VPBank's pre-tax profit in 2017 was VND8,125 (US$357.5 million), up 65 per cent year over year thanks to its focus on retail banking over the past years.
In 2017, VPBank's total consolidated assets reached VND277,750 billion (US$12.2 billion), up 21 per cent compared with that in 2016.
After listing shares on Ho Chi Minh Stock Exchange (HOSE), VPBank published a separate issue in Q3/2017 and increased its chartered capital to VND15,706 billion (roughly US$692 million).
According to VPBank, the asset growth has created a solid foundation for its operations in the medium and long term and contributed to its positive business results in 2017.
The total operating income of VPBank in 2017 is VND25,023 billion (roughly US$1.1 billion), up 48 per cent compared to that in 2016. Particularly, net interest income from services increased by 70 per cent year over year.

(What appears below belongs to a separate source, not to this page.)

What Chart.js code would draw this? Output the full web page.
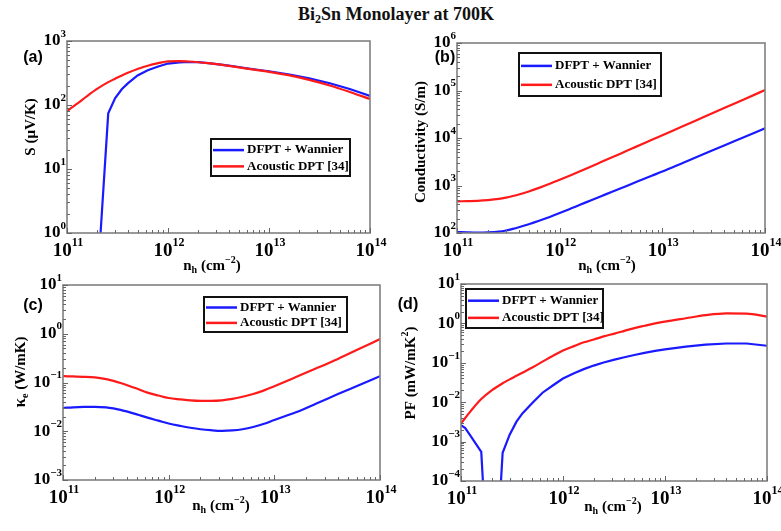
<!DOCTYPE html>
<html>
<head>
<meta charset="utf-8">
<script src="https://cdn.jsdelivr.net/npm/chart.js@4.4.0/dist/chart.umd.min.js"></script>
<style>
  body { margin: 0; background: #fff; width: 781px; height: 531px; overflow: hidden; position: relative; }
  canvas { position: absolute; left: 0; top: 0; }
  #title { position: absolute; left: 0; width: 792px; top: 4px; text-align: center;
           font: bold 18px "Liberation Serif", "Times New Roman", serif; line-height: 20px; color: #111; }
  #title sub { font-size: 12px; vertical-align: -3px; line-height: 0; }
</style>
</head>
<body>
<div id="title">Bi<sub>2</sub>Sn Monolayer at 700K</div>
<canvas id="panelA" width="781" height="531"></canvas>
<canvas id="panelB" width="781" height="531"></canvas>
<canvas id="panelC" width="781" height="531"></canvas>
<canvas id="panelD" width="781" height="531"></canvas>
<script>
// --- DATA (hole concentration in cm^-2) ---
const nh = [1e11, 1.1e11, 1.25e11, 1.58e11, 2.0e11, 2.56e11, 3.0e11, 3.5e11, 4e11, 5e11, 6.3e11, 8e11,
            1e12, 1.3e12, 1.6e12, 2e12, 2.5e12, 3.2e12, 4e12, 5e12, 6.3e12, 8e12,
            1e13, 1.6e13, 2.5e13, 4e13, 6.3e13, 1e14];

const seriesNames = ['DFPT + Wannier', 'Acoustic DPT [34]'];

// (a) Seebeck coefficient, uV/K
const seebeckDfpt = [null, null, null, null, 0.17, 74, 128, 178, 218, 290, 350, 400,
                     444, 462, 470, 466, 452, 432, 412, 392, 371, 352,
                     337, 300, 260, 219, 178, 139];
const seebeckDpt = [80, 90, 104, 138, 180, 228, 258, 290, 318, 365, 410, 450,
                    482, 485, 478, 466, 450, 430, 409, 388, 367, 347,
                    330, 290, 247, 202, 160, 124];

// (b) conductivity, S/m
const condDfpt = [105, 104, 103, 102, 103, 107, 113, 122, 132, 153, 181, 218,
                  263, 331, 398, 484, 589, 728, 885, 1079, 1318, 1622,
                  1968, 3020, 4540, 6950, 10520, 16000];
const condDpt = [464, 466, 469, 476, 492, 522, 556, 600, 646, 750, 891, 1084,
                 1318, 1671, 2023, 2483, 3069, 3882, 4797, 5929, 7379, 9268,
                 11455, 17906, 27353, 42756, 65766, 102000];

// (c) electronic thermal conductivity, W/mK
const keDfpt = [0.030, 0.0305, 0.031, 0.0315, 0.0316, 0.031, 0.0295, 0.0275, 0.0255, 0.0222, 0.0190, 0.0165,
                0.0144, 0.0128, 0.0118, 0.0110, 0.0105, 0.0102, 0.0104, 0.0110, 0.0122, 0.0142,
                0.0170, 0.0245, 0.037, 0.058, 0.088, 0.135];
const keDpt = [0.135, 0.134, 0.133, 0.131, 0.127, 0.117, 0.108, 0.098, 0.089, 0.075, 0.062, 0.054,
               0.048, 0.045, 0.043, 0.042, 0.042, 0.043, 0.046, 0.051, 0.058, 0.069,
               0.084, 0.129, 0.195, 0.305, 0.484, 0.776];

// (d) power factor, mW/mK^2
const pfDfpt = [2.6e-3, 2.2e-3, 1.35e-3, 5.5e-4, 1e-8, 5.2e-4, 1.5e-3, 3.2e-3, 5.2e-3, 9.5e-3, 0.0174, 0.0269,
                0.040, 0.055, 0.069, 0.085, 0.102, 0.120, 0.138, 0.158, 0.178, 0.200,
                0.219, 0.257, 0.288, 0.309, 0.309, 0.271];
const pfDpt = [0.00288, 0.00398, 0.00603, 0.0120, 0.0200, 0.0302, 0.0380, 0.0468, 0.0562, 0.0759, 0.107, 0.151,
               0.204, 0.269, 0.331, 0.389, 0.468, 0.550, 0.646, 0.759, 0.871, 1.0,
               1.11, 1.35, 1.62, 1.80, 1.78, 1.49];

const xExponents = [11, 12, 13, 14];

// --- STYLE ---
const W = 781, H = 531;
const SERIF = '"Liberation Serif", "Times New Roman", serif';
const BLUE = '#1a1aff';
const RED = '#ff1a1a';
const FRAME = '#808080';

// rich text: array of runs {t, s, dy}
function runsWidth(ctx, runs) {
    let w = 0;
    runs.forEach(r => { ctx.font = `bold ${r.s}px ${SERIF}`; w += ctx.measureText(r.t).width; });
    return w;
}
function drawRuns(ctx, runs, x, y, align, rotate) {
    ctx.save();
    ctx.translate(x, y);
    if (rotate) ctx.rotate(-Math.PI / 2);
    const w = runsWidth(ctx, runs);
    let cx = align === 'right' ? -w : align === 'left' ? 0 : -w / 2;
    ctx.textBaseline = 'middle';
    ctx.textAlign = 'left';
    ctx.fillStyle = '#000';
    runs.forEach(r => {
        ctx.font = `bold ${r.s}px ${SERIF}`;
        ctx.fillText(r.t, cx, r.dy || 0);
        cx += ctx.measureText(r.t).width;
    });
    ctx.restore();
}
function powRuns(e, big, small) {
    const ex = e < 0 ? '\u2212' + (-e) : String(e);
    return [{ t: '10', s: big }, { t: ex, s: small, dy: -big * 0.42 }];
}

const xTitle = [{ t: 'n', s: 15 }, { t: 'h', s: 10, dy: 4 }, { t: ' (cm', s: 15 }, { t: '\u22122', s: 10, dy: -6 }, { t: ')', s: 15 }];

const panels = [
    { id: 'panelA', area: { left: 67, top: 41, right: 370, bottom: 233 }, yExp: [0, 3], label: '(a)', labelPos: [33, 58],
      yTitle: [{ t: 'S (\u03bcV/K)', s: 15 }], yTitlePos: [31, 127], xTitlePos: [212, 266],
      legend: { x: 211, y: 139, w: 139, h: 37 }, blue: seebeckDfpt, red: seebeckDpt, blueSmooth: false },
    { id: 'panelB', area: { left: 457, top: 43, right: 765, bottom: 233 }, yExp: [2, 6], label: '(b)', labelPos: [445, 58],
      yTitle: [{ t: 'Conductivity (S/m)', s: 15 }], yTitlePos: [421, 142], xTitlePos: [607, 266],
      legend: { x: 519, y: 53, w: 142, h: 43 }, blue: condDfpt, red: condDpt, blueSmooth: true },
    { id: 'panelC', area: { left: 63, top: 285, right: 380, bottom: 480 }, yExp: [-3, 1], label: '(c)', labelPos: [33, 306],
      yTitle: [{ t: '\u03ba', s: 17 }, { t: 'e', s: 10, dy: 4 }, { t: ' (W/mK)', s: 15 }], yTitlePos: [21, 372], xTitlePos: [221, 506],
      legend: { x: 204, y: 297, w: 143, h: 35 }, blue: keDfpt, red: keDpt, blueSmooth: true },
    { id: 'panelD', area: { left: 461, top: 284, right: 767, bottom: 481 }, yExp: [-4, 1], label: '(d)', labelPos: [408, 305],
      yTitle: [{ t: 'PF (mW/mK', s: 15 }, { t: '2', s: 10, dy: -6 }, { t: ')', s: 15 }], yTitlePos: [411, 373], xTitlePos: [613, 507],
      legend: { x: 466, y: 289, w: 137, h: 39 }, blue: pfDfpt, red: pfDpt, blueSmooth: false }
];

// draws frame, inward ticks, tick labels, titles, panel tag and legend
const decorPlugin = {
    id: 'decor',
    afterDatasetsDraw(chart, args, opts) {
        const p = opts.panel;
        const ctx = chart.ctx;
        const a = chart.chartArea;
        const xs = chart.scales.x, ys = chart.scales.y;
        ctx.save();
        ctx.strokeStyle = FRAME;
        ctx.lineWidth = 1.6;
        ctx.strokeRect(a.left, a.top, a.right - a.left, a.bottom - a.top);

        ctx.lineWidth = 1;
        ctx.strokeStyle = '#666';
        ctx.beginPath();
        for (let e = xExponents[0]; e <= xExponents[xExponents.length - 1]; e++) {
            for (let m = 1; m <= 9; m++) {
                if (e === xExponents[xExponents.length - 1] && m > 1) break;
                const px = Math.round(xs.getPixelForValue(m * Math.pow(10, e))) + 0.5;
                const len = m === 1 ? 5 : 3;
                ctx.moveTo(px, a.bottom); ctx.lineTo(px, a.bottom - len);
            }
        }
        for (let e = p.yExp[0]; e <= p.yExp[1]; e++) {
            for (let m = 1; m <= 9; m++) {
                if (e === p.yExp[1] && m > 1) break;
                const py = Math.round(ys.getPixelForValue(m * Math.pow(10, e))) + 0.5;
                const len = m === 1 ? 5 : 3;
                ctx.moveTo(a.left, py); ctx.lineTo(a.left + len, py);
            }
        }
        ctx.stroke();

        xExponents.forEach(e => {
            drawRuns(ctx, powRuns(e, 19, 12), xs.getPixelForValue(Math.pow(10, e)) + 1, a.bottom + 18, 'center');
        });
        for (let e = p.yExp[0]; e <= p.yExp[1]; e++) {
            drawRuns(ctx, powRuns(e, 17, 11), a.left - 1, ys.getPixelForValue(Math.pow(10, e)), 'right');
        }

        drawRuns(ctx, xTitle, p.xTitlePos[0], p.xTitlePos[1], 'center');
        drawRuns(ctx, p.yTitle, p.yTitlePos[0], p.yTitlePos[1], 'center', true);

        ctx.font = 'bold 16px "Liberation Sans", Arial, sans-serif';
        ctx.textAlign = 'center';
        ctx.textBaseline = 'middle';
        ctx.fillStyle = '#000';
        ctx.fillText(p.label, p.labelPos[0], p.labelPos[1]);

        const lg = p.legend;
        ctx.fillStyle = '#fff';
        ctx.fillRect(lg.x, lg.y, lg.w, lg.h);
        ctx.strokeStyle = '#111';
        ctx.lineWidth = 2;
        ctx.strokeRect(lg.x, lg.y, lg.w, lg.h);
        const rowY = [lg.y + lg.h * 0.3, lg.y + lg.h * 0.74];
        chart.data.datasets.slice().sort((d1, d2) => d1.legendIndex - d2.legendIndex).forEach((ds, i) => {
            ctx.strokeStyle = ds.borderColor;
            ctx.lineWidth = 2.5;
            ctx.beginPath();
            ctx.moveTo(lg.x + 2, rowY[i]);
            ctx.lineTo(lg.x + 33, rowY[i]);
            ctx.stroke();
            drawRuns(ctx, [{ t: ds.label, s: 13 }], lg.x + 36, rowY[i], 'left');
        });
        ctx.restore();
    }
};

panels.forEach(p => {
    const a = p.area;
    new Chart(document.getElementById(p.id), {
        type: 'line',
        data: {
            datasets: [
                {
                    label: seriesNames[1], legendIndex: 1, order: 1,
                    data: nh.map((x, i) => ({ x: x, y: p.red[i] })),
                    borderColor: RED, borderWidth: 2.2, pointRadius: 0, fill: false,
                    cubicInterpolationMode: 'monotone'
                },
                {
                    label: seriesNames[0], legendIndex: 0, order: 2,
                    data: nh.map((x, i) => ({ x: x, y: p.blue[i] })),
                    borderColor: BLUE, borderWidth: 2.2, pointRadius: 0, fill: false,
                    cubicInterpolationMode: p.blueSmooth ? 'monotone' : 'default', tension: 0
                }
            ]
        },
        options: {
            responsive: false,
            animation: false,
            devicePixelRatio: 1,
            events: [],
            layout: { padding: { left: 0, top: a.top, right: W - a.right, bottom: 0 } },
            plugins: {
                legend: { display: false },
                tooltip: { enabled: false },
                decor: { panel: p }
            },
            scales: {
                x: {
                    type: 'logarithmic', min: 1e11, max: 1e14,
                    grid: { display: false }, border: { display: false }, ticks: { display: false },
                    afterFit: s => { s.height = H - a.bottom; }
                },
                y: {
                    type: 'logarithmic', min: Math.pow(10, p.yExp[0]), max: Math.pow(10, p.yExp[1]),
                    grid: { display: false }, border: { display: false }, ticks: { display: false },
                    afterFit: s => { s.width = a.left; }
                }
            }
        },
        plugins: [decorPlugin]
    });
});
</script>
</body>
</html>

VPBank’s business results in 2017 helped this bank achieve its goal of becoming one of the largest commercial joint stock banks in Vietnam which was in the five-year plan from 2012 to 2017.
VPBank's profit scale in 2017 is only lower than the three state-owned commercial banks which are Vietcombank, Vietinbank and BIDV. The profit of this bank also exceeded a large state-owned bank named Agribank.
The move to focus on retail banking services and products commencing from five years ago has brought great results for VPBank. The revenue from the individual consumer segment, consumer finance as well as small and medium enterprises now accounts for 80 per cent of total revenue of VPBank.
According to VPBank’s report, although this bank is focusing on exploiting risky segments, it still maintains the quality of growth.
In 2017, VPBank has deducted more than VND8,000 billion (US$355 million) of risk provisions which is equivalent to 30 per cent of its net operating income. In addition, this bank has collected around VND3,000 billion (US$133 million) of debt, of which VND1,100 billion (roughly US$49 million) was treated off-balance sheet.